The Students for Road Safety simulator is locally made for local conditions and has benefited hundreds of students at schools across Qatar in 2014. At Maersk Oil Qatar, we are proud to have worked with the Ministry of Interior and Virginia Commonwealth University to develop the ONE SECOND! national road safety brand, and we support a range of campaigns including Students for Road Safety. Our support forms part of our Action for Qatar social investment programme that seeks to leave a real and lasting impact on the people of Qatar.’

Road Safety

The school visits by Students for Road Safety are in addition to its support of community and traffic events to increase its impact on seeding behavior change. The goal of Students for Road Safety is to instill responsibility in Qatar’s youth to develop a positive road safety culture in all of Qatar’s schools, thereby transforming students into road safety ambassadors at school and at home.

Road Safety Coordinator at Khalifa High School for Boys, Othman Al Mashhdani, said:

Our students really engaged with the programme, and the visit of the simulator to our school allowed our students to safely gain an awareness of road conditions in Qatar without having to be behind the wheel of a car. Teaching our high school students tactics of safe driving is crucial during this stage of their development, when many are beginning to think about driving.’

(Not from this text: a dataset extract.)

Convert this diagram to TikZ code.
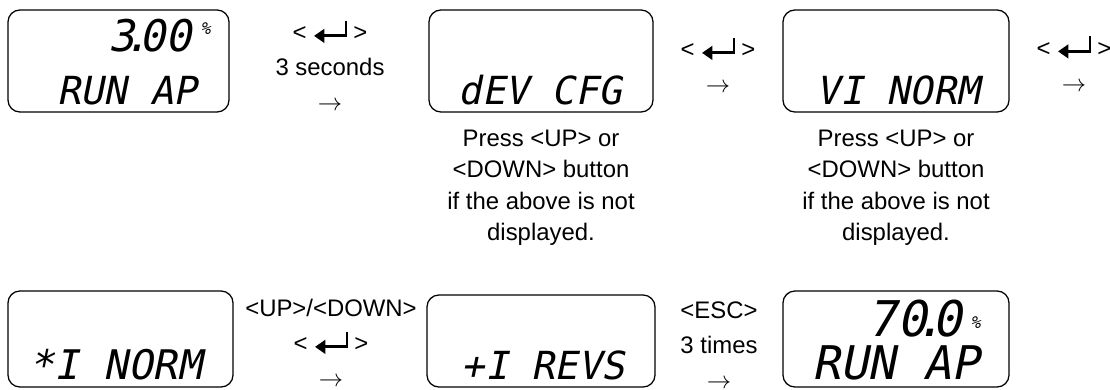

The driving simulator used in the Students for Road Safety programme is the only one of its kind in the Gulf region and includes a full real car cockpit, an advanced display system with wrap around screen and an artificial intelligence engine that reflects common behaviours on Qatar’s roads like tail-gating, failure to indicate, flashing lights and cutting across cars at round-abouts. The Students for Road Safety Simulator utilises technologies originating from the aviation and Formula 1 industries.

A student in the tenth grade at Khalifa High School for Boys, Abdullah Al Kuwari, said:

The awareness session provided us with valuable insights about the risks that come from using your mobile while driving and the importance of using a seat belt. Driving in the simulator gave me the opportunity to learn safe practices with the help of expert instructors.’

In the past two months alone, Students for Road Safety has visited Doha College and the International School of London, building on previous visits to Jassim Bin Hamad Independent School for Boys, Ali Bin Jassim Bin Mohammad Al Thani Independent Secondary School, and more. Most recently, the programme visited Khalifa High School For Boys.